Be a Christian in New York
You can use your vocation for missions on a mission field. No really, you can! You read it right. You can use whatever vocation you are in, that you are passionate about, and that God has called you to for missions and even on a mission field. One of my dear friends from college is doing this very thing. He is moving his family to the missions field where he will continue to work in his own vocation (which is not vocational ministry, in case that was not clear yet). “How does that work?” you might ask. Well, for him it involves really two things: serving the local Church in a place that desperately needs more grounded and mature Christians and by being an evangelist (missionary) in his vocation/workplace in the new country he is moving to where the Gospel is not as readily available as it is in places like the United States. To put it simply, he is moving to another country, where the Gospel is more desperately needed, to be a good Christian. That my friends is missions, he is a missionary, and believe it or not you are called to do the exact same thing.
My aunt Shelly was a single missionary to Kenya and Tanzania her entire adult life. After I surrendered to the ministry at the age of twelve I asked her what her call to ministry was like. Keep in mind that at the time for me a call to ministry was something I saw in my youthful ignorance as dramatic. Like Moses at the burning bush being called to go and rescue God’s people from Pharaoh, I saw it as a holy ground sort of moment. Which is why my aunts answer shocked me and confused me at the time. She simply replied that she heard a sermon on the Great Commission and understood the passage to be addressing anyone who decides to follow Christ, which meant her. So naturally she gave her entire life to spreading the Gospel in east Africa. She told me that the Great Commission makes every Christian a missionary, and that it is only a matter of obedience verses disobedience. Weighty stuff right? The scary part of all of this is that she is right! The Great Commission is for all of Christ’s followers, which means you, as Jesus said, are to make disciples of all nations (Matthew 28:16-20).
Now, what you are probably wondering is how do vocational missions and the call of all disciples to the missionary task have to do with being a Christian in New York? I am glad you asked. When I moved to New York in March of 2025, one of the difficulties about pastoring in the City that I was warned of was that people, especially young families having kids, do not stay in the city long. That often people prefer not to bring up a family here and that few people stay in the city for the long-run. They leave a place that desperately needs them to stay. Herein lies the title of this blog and my appeal: stay. That’s it that’s the message, you can close this browser now. Stay! Commit yourself to being a Christian in New York City, a place that desperately needs the Gospel and that needs people to use their vocation for the advancement of the Gospel. Stay. Commit to this mission field, stick it out for the long haul, see the Gospel opportunity in this city and commit to being a missionary here, because it is needed. Commit to plugging into your local Church and serving it as a faithful Christian. Commit to use your vocation for the sake of the Gospel. Commit to being a Christian in New York City!

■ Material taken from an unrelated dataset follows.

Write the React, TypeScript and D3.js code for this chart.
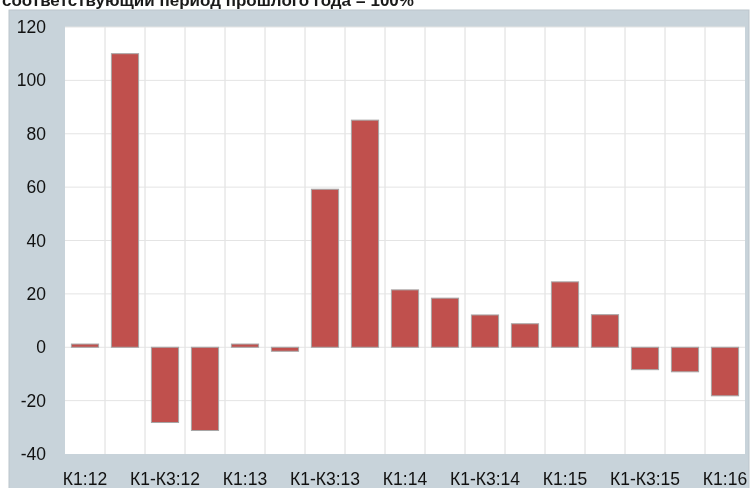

But wait there is more! I actually lied to you when I said that my main appeal is to stay, I have a second appeal with this post and it is to go! If you live somewhere that is well reached by the Gospel, that has Churches on every corner that are full and healthy, why not move to a place where the Church and the Gospel need healthy and evangelistic Christians? Maybe even somewhere like New York City? This was part of my family’s motivation in moving from the middle of the Bible-Belt to Brooklyn New York. I could be another pastor and another Christian in a place where there are hundreds of big healthy Churches full of thousands of Christians and dozens of well trained “seminarified” (my own word, like it?) pastors, or I could go be a Christian and a pastor somewhere with a greater need. The problem with the Bible-Belt in my opinion is that its a hoarder. It hoards more than it sends. What Churches need in places like where my friend is moving to, or places like New York, are not Churches with the capacity to send to instead stockpile Christians and elder qualified men, but to hit the eject button on their pews! My second appeal is go! Go somewhere the Gospel is not. Go be an evangelist in your own vocation in a place where good Christians are hard to come by. Go move where the Church is struggling to grow and come along side a pastor and his congregation to advance the Gospel in that difficult place. Maybe even go and be a Christian in New York City.